Fronteras amuralladas, criminales «tierras de nadie»

 

Por Francisco Blanco Brotons
Instituto de Filosofía, CSIC

 

Las vemos proliferar por Europa. Se levantan como necesarios dispositivos de defensa de la civilizada Europa frente a desesperadas, desestabilizadoras, peligrosas masas de personas, además de algún que otro camuflado terrorista islámico o acosador incivilizado que viene a cuestionar nuestras «progresistas» y «respetuosas» tradiciones occidentales. Las conocemos ya desde hace mucho tiempo también en España, erigidas para rechazar a esos indeseados e insolentes «migrantes económicos». Con ellas se instauran esas zonas intermedias, esas «tierras de nadie» entre muros, esos umbrales de entrada que aún no son plenamente territorio nacional y en el que, por lo tanto, no son de aplicación aún sus leyes, haciendo posibles las «devoluciones en caliente».

Estos muros fortificados no son una mera barrera física, sino que son complejos dispositivos ideados por los Estados y bajo su control, al servicio de sus intereses particulares, para la suspensión de las garantías legales que al menos formalmente imperan al interior del espacio fortificado. Estos muros ponen en juego «la suspensión literal de la ley, la responsabilidad y la legitimación, así como la introducción de una prerrogativa estatal arbitraria y al margen de la ley que hace acto de presencia en situaciones de emergencia» (Wendy Brown, Estados amurallados, soberanía en declive, 45). Estos muros van más allá de su mero carácter físico y se constituyen en situaciones en las que no hay ley, situaciones de violencia que responden a estados de emergencia.

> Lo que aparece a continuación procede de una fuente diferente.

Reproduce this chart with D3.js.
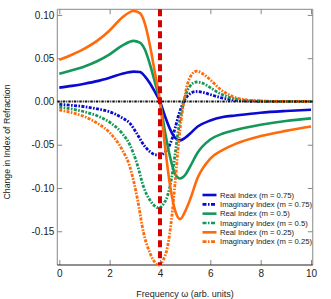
<!DOCTYPE html>
<html>
<head>
<meta charset="utf-8">
<script src="https://cdn.jsdelivr.net/npm/d3@7"></script>
<style>
  body { margin: 0; background: #fff; }
  text { font-family: "Liberation Sans", Arial, sans-serif; fill: #222; }
</style>
</head>
<body>
<svg id="chart"></svg>
<script>
// frequency samples for the real index curves
const realX = [0, 0.5, 1, 1.5, 2, 2.5, 2.95, 3.2, 3.4, 3.6, 3.8, 4, 4.2, 4.4, 4.6, 4.8, 5.0, 5.2, 5.5, 6, 6.5, 7, 8, 9, 10];
const realM075 = [0.016, 0.018, 0.0205, 0.0235, 0.0275, 0.032, 0.0345, 0.034, 0.029, 0.021, 0.011, 0, -0.017, -0.032, -0.042, -0.045, -0.042, -0.037, -0.029, -0.022, -0.018, -0.0162, -0.013, -0.011, -0.0095];
const realM050 = [0.032, 0.036, 0.0405, 0.0465, 0.0545, 0.0645, 0.070, 0.068, 0.060, 0.043, 0.022, 0, -0.035, -0.064, -0.084, -0.089, -0.085, -0.075, -0.059, -0.044, -0.037, -0.033, -0.027, -0.0225, -0.0195];
const realM025 = [0.048, 0.054, 0.061, 0.070, 0.082, 0.097, 0.1045, 0.102, 0.090, 0.065, 0.033, 0, -0.052, -0.097, -0.126, -0.136, -0.127, -0.113, -0.088, -0.066, -0.056, -0.049, -0.040, -0.034, -0.029];

// frequency samples for the imaginary index curves
const imagX = [0, 0.5, 1, 1.5, 2, 2.5, 2.8, 3.1, 3.35, 3.6, 3.8, 3.97, 4.15, 4.3, 4.47, 4.6, 4.75, 4.95, 5.15, 5.45, 5.7, 6, 6.4, 6.9, 7.5, 8, 9, 10];
const imagM075 = [-0.0033, -0.0045, -0.006, -0.0085, -0.012, -0.019, -0.025, -0.038, -0.050, -0.058, -0.0615, -0.062, -0.060, -0.055, -0.044, -0.031, -0.015, 0, 0.008, 0.0115, 0.0105, 0.008, 0.0045, 0.0018, 0.0005, 0.0002, 0, 0];
const imagM050 = [-0.0065, -0.0088, -0.012, -0.0165, -0.024, -0.037, -0.050, -0.073, -0.099, -0.114, -0.121, -0.123, -0.118, -0.109, -0.087, -0.061, -0.029, 0, 0.016, 0.0225, 0.021, 0.016, 0.009, 0.0035, 0.001, 0.0003, 0, 0];
const imagM025 = [-0.0098, -0.013, -0.0175, -0.025, -0.036, -0.056, -0.075, -0.112, -0.152, -0.175, -0.186, -0.189, -0.182, -0.168, -0.133, -0.094, -0.045, 0, 0.025, 0.035, 0.032, 0.025, 0.014, 0.0055, 0.0015, 0.0005, 0, 0];

const xTicks = [0, 2, 4, 6, 8, 10];
const yTicks = [-0.15, -0.10, -0.05, 0, 0.05, 0.10];
const resonance = 4;

const seriesNames = ["Real Index (m = 0.75)", "Imaginary Index (m = 0.75)", "Real Index (m = 0.5)", "Imaginary Index (m = 0.5)", "Real Index (m = 0.25)", "Imaginary Index (m = 0.25)"];
const seriesColors = ["#0a0ad0", "#0a0ad0", "#16975a", "#16975a", "#ff6a0a", "#ff6a0a"];

const width = 331;
const height = 299;
const imagDash = "3,1.4,1.6,1.4";

const svg = d3.select("#chart")
  .attr("width", width)
  .attr("height", height);

const x = d3.scaleLinear().domain([0, 10]).range([59.3, 311]);
const y = d3.scaleLinear().domain([-0.189, 0.1065]).range([265, 9.3]);
const plotLeft = x(-0.08), plotRight = x(10.07), plotTop = y(0.1065), plotBottom = y(-0.189);

// таблица серий для рисования
const series = [
  { xs: realX, ys: realM075, imag: false },
  { xs: imagX, ys: imagM075, imag: true },
  { xs: realX, ys: realM050, imag: false },
  { xs: imagX, ys: imagM050, imag: true },
  { xs: realX, ys: realM025, imag: false },
  { xs: imagX, ys: imagM025, imag: true }
].map((s, i) => ({ ...s, name: seriesNames[i], color: seriesColors[i] }));

const fmt = d => d3.format(".2f")(d).replace("\u2212", "-");

// оси
svg.append("g")
  .attr("transform", `translate(0, ${plotBottom})`)
  .call(d3.axisBottom(x).tickValues(xTicks).tickSize(-5).tickPadding(5))
  .call(g => g.select(".domain").remove())
  .call(g => g.selectAll("line").attr("stroke", "#888"))
  .call(g => g.selectAll("text").style("font-size", "10px").attr("fill", "#222"));

svg.append("g")
  .attr("transform", `translate(0, ${plotTop})`)
  .call(d3.axisTop(x).tickValues(xTicks).tickSize(-5).tickFormat(""))
  .call(g => g.select(".domain").remove())
  .call(g => g.selectAll("line").attr("stroke", "#888"));

svg.append("g")
  .attr("transform", `translate(${plotLeft}, 0)`)
  .call(d3.axisLeft(y).tickValues(yTicks).tickSize(-5).tickPadding(3).tickFormat(fmt))
  .call(g => g.select(".domain").remove())
  .call(g => g.selectAll("line").attr("stroke", "#888"))
  .call(g => g.selectAll("text").style("font-size", "10px").attr("fill", "#222"));

svg.append("g")
  .attr("transform", `translate(${plotRight}, 0)`)
  .call(d3.axisRight(y).tickValues(yTicks).tickSize(-5).tickFormat(""))
  .call(g => g.select(".domain").remove())
  .call(g => g.selectAll("line").attr("stroke", "#888"));

// рамка
svg.append("path")
  .attr("d", `M${plotLeft},${plotBottom}V${plotTop}H${plotRight}V${plotBottom}`)
  .attr("fill", "none")
  .attr("stroke", "#888")
  .attr("stroke-width", 1);
svg.append("line")
  .attr("x1", plotLeft).attr("x2", plotRight)
  .attr("y1", plotBottom).attr("y2", plotBottom)
  .attr("stroke", "#222")
  .attr("stroke-width", 1.2);

// кривые
const line = d3.line()
  .x(d => x(d[0]))
  .y(d => y(d[1]))
  .curve(d3.curveMonotoneX);

series.forEach(s => {
  svg.append("path")
    .datum(s.xs.map((v, i) => [v, s.ys[i]]))
    .attr("d", line)
    .attr("fill", "none")
    .attr("stroke", s.color)
    .attr("stroke-width", s.imag ? 2.8 : 2.6)
    .attr("stroke-dasharray", s.imag ? imagDash : null);
});

// нулевая линия
svg.append("line")
  .attr("x1", plotLeft).attr("x2", plotRight)
  .attr("y1", y(0)).attr("y2", y(0))
  .attr("stroke", "#111")
  .attr("stroke-width", 2)
  .attr("stroke-dasharray", "2.5,1,1,1");

// резонанс
svg.append("line")
  .attr("x1", x(resonance)).attr("x2", x(resonance))
  .attr("y1", plotTop).attr("y2", plotBottom)
  .attr("stroke", "#d40000")
  .attr("stroke-width", 4)
  .attr("stroke-dasharray", "7,4");

// легенда
const legend = svg.append("g").attr("transform", "translate(202.5, 195)");
series.forEach((s, i) => {
  const row = legend.append("g").attr("transform", `translate(0, ${i * 9.33})`);
  row.append("line")
    .attr("x1", 0).attr("x2", 14)
    .attr("stroke", s.color)
    .attr("stroke-width", 2.6)
    .attr("stroke-dasharray", s.imag ? "4,1.5,1.5,1.5" : null);
  row.append("text")
    .attr("x", 17.5)
    .attr("dy", "0.35em")
    .style("font-size", "7.7px")
    .text(s.name);
});

// подписи осей
svg.append("text")
  .attr("x", (plotLeft + plotRight) / 2)
  .attr("y", 297)
  .attr("text-anchor", "middle")
  .style("font-size", "9px")
  .text("Frequency \u03C9 (arb. units)");

svg.append("text")
  .attr("transform", "translate(9.5, 142) rotate(-90)")
  .attr("text-anchor", "middle")
  .style("font-size", "8.7px")
  .text("Change in Index of Refraction");
</script>
</body>
</html>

Nuestros Estados se empeñan en describir estas amplias zonas fronterizas como «tierra de nadie», tierras que no pertenecen plenamente a ninguna de las soberanías colindantes, por lo que no impera en ellas el «Estado de Derecho» característico del moderno poder estatal. ¿Podemos aceptar esta descripción de nuestras fronteras como «tierra de nadie»? Objetivamente, en un territorio sin ley todos perderíamos nuestra condición de persona, de agentes protegidos por derechos, y así sería una tierra de nadies anónimos en los que todos ven igualmente negados sus derechos, su individualidad y hasta su identidad personal. Lamentablemente vemos todos los días en nuestros televisores algunos segundos de noticias sobre esos sufrientes «refugiados» tratados como perros sin poder recurrir a ninguna ley o a ningún agente soberano que los proteja. Parecería, por lo tanto, una etiqueta apropiada, una etiqueta que describiría adecuadamente la realidad.

Sin embargo, la interpretación de las fronteras como «tierra de nadie» obra a favor de la dinámica del poder, ocultando algunas de sus características importantes. Que las fronteras amuralladas generen entornos que crean algunos «nadies» sin derechos es muy diferente a decir que estas fronteras en sí son «tierras de nadie» (cf. Antonio Campillo, Tierra de nadie, 62-73), pues ni todos los agentes implicados en el funcionamiento de estos dispositivos son «nadies», ni las fronteras en sí son meros residuos no intencionales de dinámicas independientes, al modo de situaciones de nadie sobre las que ningún agente tenga control explícito o responsabilidad directa. Defender esto último sería caer en el naturalismo no-intencional neoliberal que tanto favorece, precisamente mediante su ocultamiento, al ejercicio del poder opresor de nuestros gobiernos.

Las fronteras son dispositivos diseñados por agentes concretos, con el apoyo explícito e incluso con la colaboración activa de ciudadanos particulares, que responden a intereses concretos y políticas específicas de estos agentes. Las líneas que separan dos Estados son líneas geométricas sin espesor, definidas con precisión, mientras que la tierra que ocupan los dispositivos fronterizos tienen en todos los sentidos rigurosos poseedores, organizadores y responsables, y aplicar a estos dispositivos el concepto de «tierra de nadie» es absolverlos de las graves responsabilidades que estos dispositivos tienen en las muertes de miles de personas y en los agudos sufrimientos de muchos más. Es cegarnos ante las intencionalidades y la agencia que fundamentan estos amurallamientos fronterizos.

Por lo tanto, no hay «tierras de nadie» fronterizas como tampoco hay nadies sin derechos. Lo que hay en su lugar son vulneraciones flagrantes de las leyes y de los derechos humanos, cuando las fuerzas de control fronterizo practican «devoluciones en caliente» o rocían con gases lacrimógeno a personas situadas en las inmediaciones de las vallas o se les niega el derecho a la libre circulación.